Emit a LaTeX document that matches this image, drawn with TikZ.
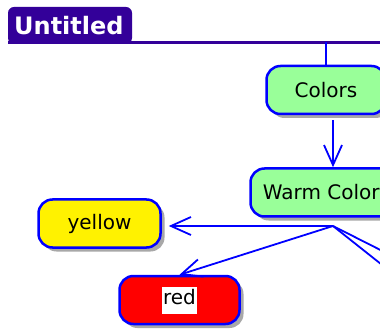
\documentclass[tikz,border=0pt]{standalone}
\usepackage{fontspec}
\setmainfont{DejaVu Sans}
\usetikzlibrary{arrows.meta,shadows}
\definecolor{tabc}{HTML}{330099}
\definecolor{lgreen}{HTML}{99FF99}
\definecolor{shad}{HTML}{A8A8A8}
\tikzset{
  mapbox/.style={rectangle, rounded corners=14pt, draw=blue, line width=2.5pt,
    minimum height=48pt, inner sep=4pt, text=black,
    font=\fontsize{20}{24}\selectfont,
    drop shadow={shadow xshift=4pt, shadow yshift=-4pt, fill=shad, opacity=1}},
  link/.style={draw=blue, line width=1.8pt},
  arr/.style={link, -{Straight Barb[length=20pt,width=18pt,line width=1.8pt]}}
}
\begin{document}
\begin{tikzpicture}[x=1pt,y=-1pt]
\useasboundingbox (0,0) rectangle (380,331);
% header tab
\fill[tabc, rounded corners=6pt] (8,44) -- (8,7) -- (132,7) -- (132,44) -- cycle;
\node[anchor=base west, text=white, inner sep=0pt, font=\bfseries\fontsize{24}{28}\selectfont] (title) at (14,35) {Untitled};
\coordinate (hl) at (0,42.5);
\draw[tabc, line width=3pt] (8,42.5) -- (380,42.5);
% nodes
\node[mapbox, fill=lgreen, minimum width=119pt] (colors) at (326,90) {Colors};
\node[mapbox, fill=lgreen, minimum width=152pt] (warm) at (326.5,192.5) {Warm Colors};
\node[mapbox, fill=yellow, minimum width=122pt] (yellow) at (99.5,223.5) {yellow};
\node[mapbox, fill=red, minimum width=120pt] (red) at (179.5,300) {\fboxsep=1.5pt\colorbox{white}{\strut red}};
\coordinate (j) at (333,226);
\coordinate (offa) at (420,270);
\coordinate (offb) at (420,295);
% connectors
\draw[link] (colors.north) -- (colors.north |- hl);
\draw[arr, shorten <=5pt] (colors.south -| j) -- (warm.north -| j);
\draw[arr, shorten >=7pt] (j) -- (j -| yellow.east);
\draw[arr] (j) -- (red.north);
\draw[link] (j) -- (offa);
\draw[link] (j) -- (offb);
\end{tikzpicture}
\end{document}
----
**GOAL**
Copy each line exactly, and leave the pictures out of your copy.

**FULL RESPONSE**
Emit a LaTeX document that matches this image, drawn with TikZ.
\documentclass[tikz,border=0pt]{standalone}
\usepackage{fontspec}
\setmainfont{DejaVu Sans}
\usetikzlibrary{arrows.meta,shadows}
\definecolor{tabc}{HTML}{330099}
\definecolor{lgreen}{HTML}{99FF99}
\definecolor{shad}{HTML}{A8A8A8}
\tikzset{
  mapbox/.style={rectangle, rounded corners=14pt, draw=blue, line width=2.5pt,
    minimum height=48pt, inner sep=4pt, text=black,
    font=\fontsize{20}{24}\selectfont,
    drop shadow={shadow xshift=4pt, shadow yshift=-4pt, fill=shad, opacity=1}},
  link/.style={draw=blue, line width=1.8pt},
  arr/.style={link, -{Straight Barb[length=20pt,width=18pt,line width=1.8pt]}}
}
\begin{document}
\begin{tikzpicture}[x=1pt,y=-1pt]
\useasboundingbox (0,0) rectangle (380,331);
% header tab
\fill[tabc, rounded corners=6pt] (8,44) -- (8,7) -- (132,7) -- (132,44) -- cycle;
\node[anchor=base west, text=white, inner sep=0pt, font=\bfseries\fontsize{24}{28}\selectfont] (title) at (14,35) {Untitled};
\coordinate (hl) at (0,42.5);
\draw[tabc, line width=3pt] (8,42.5) -- (380,42.5);
% nodes
\node[mapbox, fill=lgreen, minimum width=119pt] (colors) at (326,90) {Colors};
\node[mapbox, fill=lgreen, minimum width=152pt] (warm) at (326.5,192.5) {Warm Colors};
\node[mapbox, fill=yellow, minimum width=122pt] (yellow) at (99.5,223.5) {yellow};
\node[mapbox, fill=red, minimum width=120pt] (red) at (179.5,300) {\fboxsep=1.5pt\colorbox{white}{\strut red}};
\coordinate (j) at (333,226);
\coordinate (offa) at (420,270);
\coordinate (offb) at (420,295);
% connectors
\draw[link] (colors.north) -- (colors.north |- hl);
\draw[arr, shorten <=5pt] (colors.south -| j) -- (warm.north -| j);
\draw[arr, shorten >=7pt] (j) -- (j -| yellow.east);
\draw[arr] (j) -- (red.north);
\draw[link] (j) -- (offa);
\draw[link] (j) -- (offb);
\end{tikzpicture}
\end{document}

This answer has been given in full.